◆ **WORK TO BE COMPLETED**
Leave the pictures out. Return all other data exactly.

┄┄┄┄┄┄┄┄┄┄

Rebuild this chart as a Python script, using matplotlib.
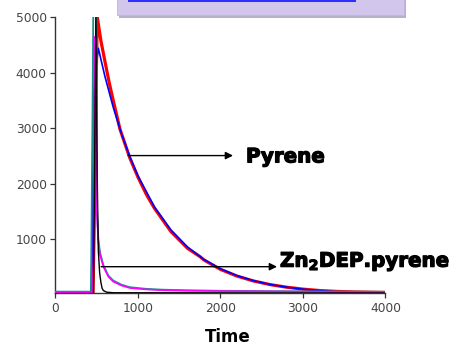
import matplotlib
matplotlib.use("Agg")
import matplotlib.pyplot as plt
import matplotlib.patheffects as pe
from matplotlib.patches import Rectangle
from matplotlib.lines import Line2D

# ---- data ----
red_t = [0, 455, 475, 492, 507, 550, 600, 650, 700, 782, 900, 1000, 1105, 1200, 1400,
         1600, 1752, 1800, 2000, 2200, 2400, 2600, 2800, 3000, 3200, 3400, 3600, 3800, 4000]
red_y = [35, 35, 1800, 3800, 5000, 4580, 4200, 3830, 3500, 2984, 2470, 2120, 1800, 1560, 1140,
         840, 690, 630, 460, 340, 252, 187, 140, 105, 80, 65, 55, 50, 45]

blue_t = [0, 430, 445, 455, 470, 490, 519, 600, 700, 800, 900, 1000, 1200, 1400, 1600,
          1800, 2000, 2200, 2400, 2600, 2800, 3000, 3200, 3400, 3520]
blue_y = [35, 35, 800, 3300, 3700, 4100, 4443, 3930, 3377, 2903, 2494, 2144, 1584, 1170, 864,
          638, 471, 348, 257, 190, 140, 104, 77, 57, 50]

teal_t = [0, 430, 450, 458, 495, 502, 519, 540, 580, 640, 700, 800, 900, 1100, 1300,
          1600, 2000, 2500, 3000, 3500, 4000]
teal_y = [60, 60, 3500, 5100, 5100, 1600, 1010, 760, 540, 350, 260, 185, 140, 110, 95,
          85, 75, 70, 65, 60, 58]

magenta_t = [0, 450, 462, 470, 492, 500, 519, 540, 580, 640, 700, 800, 903, 1100, 1300,
             1600, 2000, 2500, 3000, 3500, 4000]
magenta_y = [40, 40, 600, 4650, 4600, 1500, 964, 720, 512, 330, 240, 170, 125, 100, 85,
             75, 70, 65, 60, 58, 55]

black_t = [0, 460, 475, 490, 505, 519, 535, 550, 565, 580, 620, 700, 4000]
black_y = [25, 25, 2500, 5100, 2200, 800, 400, 230, 120, 80, 50, 40, 35]

x_ticks = [0, 1000, 2000, 3000, 4000]
y_ticks = [1000, 2000, 3000, 4000, 5000]

pyrene_arrow = (880, 2510, 2152)      # x start, y, x end
zn_arrow = (553, 509, 2685)

W, H = 460, 347
fig = plt.figure(figsize=(W / 100, H / 100), dpi=100)
fig.patch.set_facecolor("white")
plt.rcParams["mathtext.fontset"] = "dejavusans"

ax = fig.add_axes([55.5 / W, 1 - 293.3 / H, 330 / W, 276 / H])

ax.plot(red_t, red_y, color="#ff0000", lw=2.3, zorder=2)
ax.plot(blue_t, blue_y, color="#0000ff", lw=1.2, zorder=3)
ax.plot(teal_t, teal_y, color="#1a8f8f", lw=1.3, zorder=4)
ax.plot(magenta_t, magenta_y, color="#ff00ff", lw=1.2, zorder=5)
ax.plot(black_t, black_y, color="black", lw=1.0, zorder=6)

ax.set_xlim(0, 4000)
ax.set_ylim(30, 5000)
ax.set_xticks(x_ticks)
ax.set_yticks(y_ticks)
for s in ["top", "right"]:
    ax.spines[s].set_visible(False)
for s in ["left", "bottom"]:
    ax.spines[s].set_color("#333333")
    ax.spines[s].set_linewidth(1.0)
ax.tick_params(axis="both", direction="out", length=3.8, width=0.9, color="#333333",
               labelsize=8.8, labelcolor="#454545")
ax.tick_params(axis="y", pad=2.5)
ax.tick_params(axis="x", pad=2.2)

ax.set_xlabel("Time", fontsize=12, fontweight="bold", color="black")
ax.xaxis.set_label_coords((228 - 55.5) / 330, (293.3 - 336.5) / 276)
ax.xaxis.label.set_va("center")

arrowprops = dict(arrowstyle="-|>", mutation_scale=11, lw=1.0, color="black",
                  shrinkA=0, shrinkB=0)
ax.annotate("", xy=(pyrene_arrow[2], pyrene_arrow[1]), xytext=(pyrene_arrow[0], pyrene_arrow[1]),
            arrowprops=arrowprops, zorder=7)
ax.annotate("", xy=(zn_arrow[2], zn_arrow[1]), xytext=(zn_arrow[0], zn_arrow[1]),
            arrowprops=arrowprops, zorder=7)

heavy = [pe.withStroke(linewidth=0.9, foreground="black")]
ax.text(2309, 2486, "Pyrene", fontsize=14.3, fontweight="bold", ha="left", va="center",
        clip_on=False, path_effects=heavy)
ax.text(2721, 509, r"Zn$_\mathbf{2}$DEP.pyrene", fontsize=14.3, fontweight="bold",
        ha="left", va="baseline", clip_on=False, path_effects=heavy)

# banner at top (cut off)
fig.patches.append(Rectangle((119 / W, 1 - 17.5 / H), 287 / W, 20 / H, transform=fig.transFigure,
                             facecolor="#b8b0c4", edgecolor="none", zorder=0))
fig.patches.append(Rectangle((117 / W, 1 - 15 / H), 287 / W, 20 / H, transform=fig.transFigure,
                             facecolor="#d3c6ec", edgecolor="#c2b4e0", lw=0.6, zorder=1))
fig.lines.append(Line2D([129 / W, 355 / W], [1 - 1.2 / H, 1 - 1.2 / H], transform=fig.transFigure,
                        color="#2a2aff", lw=1.4, zorder=2))

fig.savefig("out.png", dpi=100)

┄┄┄┄┄┄┄┄┄┄

◆ **ANSWER TO THE EXERCISE**
Rebuild this chart as a Python script, using matplotlib.
import matplotlib
matplotlib.use("Agg")
import matplotlib.pyplot as plt
import matplotlib.patheffects as pe
from matplotlib.patches import Rectangle
from matplotlib.lines import Line2D

# ---- data ----
red_t = [0, 455, 475, 492, 507, 550, 600, 650, 700, 782, 900, 1000, 1105, 1200, 1400,
         1600, 1752, 1800, 2000, 2200, 2400, 2600, 2800, 3000, 3200, 3400, 3600, 3800, 4000]
red_y = [35, 35, 1800, 3800, 5000, 4580, 4200, 3830, 3500, 2984, 2470, 2120, 1800, 1560, 1140,
         840, 690, 630, 460, 340, 252, 187, 140, 105, 80, 65, 55, 50, 45]

blue_t = [0, 430, 445, 455, 470, 490, 519, 600, 700, 800, 900, 1000, 1200, 1400, 1600,
          1800, 2000, 2200, 2400, 2600, 2800, 3000, 3200, 3400, 3520]
blue_y = [35, 35, 800, 3300, 3700, 4100, 4443, 3930, 3377, 2903, 2494, 2144, 1584, 1170, 864,
          638, 471, 348, 257, 190, 140, 104, 77, 57, 50]

teal_t = [0, 430, 450, 458, 495, 502, 519, 540, 580, 640, 700, 800, 900, 1100, 1300,
          1600, 2000, 2500, 3000, 3500, 4000]
teal_y = [60, 60, 3500, 5100, 5100, 1600, 1010, 760, 540, 350, 260, 185, 140, 110, 95,
          85, 75, 70, 65, 60, 58]

magenta_t = [0, 450, 462, 470, 492, 500, 519, 540, 580, 640, 700, 800, 903, 1100, 1300,
             1600, 2000, 2500, 3000, 3500, 4000]
magenta_y = [40, 40, 600, 4650, 4600, 1500, 964, 720, 512, 330, 240, 170, 125, 100, 85,
             75, 70, 65, 60, 58, 55]

black_t = [0, 460, 475, 490, 505, 519, 535, 550, 565, 580, 620, 700, 4000]
black_y = [25, 25, 2500, 5100, 2200, 800, 400, 230, 120, 80, 50, 40, 35]

x_ticks = [0, 1000, 2000, 3000, 4000]
y_ticks = [1000, 2000, 3000, 4000, 5000]

pyrene_arrow = (880, 2510, 2152)      # x start, y, x end
zn_arrow = (553, 509, 2685)

W, H = 460, 347
fig = plt.figure(figsize=(W / 100, H / 100), dpi=100)
fig.patch.set_facecolor("white")
plt.rcParams["mathtext.fontset"] = "dejavusans"

ax = fig.add_axes([55.5 / W, 1 - 293.3 / H, 330 / W, 276 / H])

ax.plot(red_t, red_y, color="#ff0000", lw=2.3, zorder=2)
ax.plot(blue_t, blue_y, color="#0000ff", lw=1.2, zorder=3)
ax.plot(teal_t, teal_y, color="#1a8f8f", lw=1.3, zorder=4)
ax.plot(magenta_t, magenta_y, color="#ff00ff", lw=1.2, zorder=5)
ax.plot(black_t, black_y, color="black", lw=1.0, zorder=6)

ax.set_xlim(0, 4000)
ax.set_ylim(30, 5000)
ax.set_xticks(x_ticks)
ax.set_yticks(y_ticks)
for s in ["top", "right"]:
    ax.spines[s].set_visible(False)
for s in ["left", "bottom"]:
    ax.spines[s].set_color("#333333")
    ax.spines[s].set_linewidth(1.0)
ax.tick_params(axis="both", direction="out", length=3.8, width=0.9, color="#333333",
               labelsize=8.8, labelcolor="#454545")
ax.tick_params(axis="y", pad=2.5)
ax.tick_params(axis="x", pad=2.2)

ax.set_xlabel("Time", fontsize=12, fontweight="bold", color="black")
ax.xaxis.set_label_coords((228 - 55.5) / 330, (293.3 - 336.5) / 276)
ax.xaxis.label.set_va("center")

arrowprops = dict(arrowstyle="-|>", mutation_scale=11, lw=1.0, color="black",
                  shrinkA=0, shrinkB=0)
ax.annotate("", xy=(pyrene_arrow[2], pyrene_arrow[1]), xytext=(pyrene_arrow[0], pyrene_arrow[1]),
            arrowprops=arrowprops, zorder=7)
ax.annotate("", xy=(zn_arrow[2], zn_arrow[1]), xytext=(zn_arrow[0], zn_arrow[1]),
            arrowprops=arrowprops, zorder=7)

heavy = [pe.withStroke(linewidth=0.9, foreground="black")]
ax.text(2309, 2486, "Pyrene", fontsize=14.3, fontweight="bold", ha="left", va="center",
        clip_on=False, path_effects=heavy)
ax.text(2721, 509, r"Zn$_\mathbf{2}$DEP.pyrene", fontsize=14.3, fontweight="bold",
        ha="left", va="baseline", clip_on=False, path_effects=heavy)

# banner at top (cut off)
fig.patches.append(Rectangle((119 / W, 1 - 17.5 / H), 287 / W, 20 / H, transform=fig.transFigure,
                             facecolor="#b8b0c4", edgecolor="none", zorder=0))
fig.patches.append(Rectangle((117 / W, 1 - 15 / H), 287 / W, 20 / H, transform=fig.transFigure,
                             facecolor="#d3c6ec", edgecolor="#c2b4e0", lw=0.6, zorder=1))
fig.lines.append(Line2D([129 / W, 355 / W], [1 - 1.2 / H, 1 - 1.2 / H], transform=fig.transFigure,
                        color="#2a2aff", lw=1.4, zorder=2))

fig.savefig("out.png", dpi=100)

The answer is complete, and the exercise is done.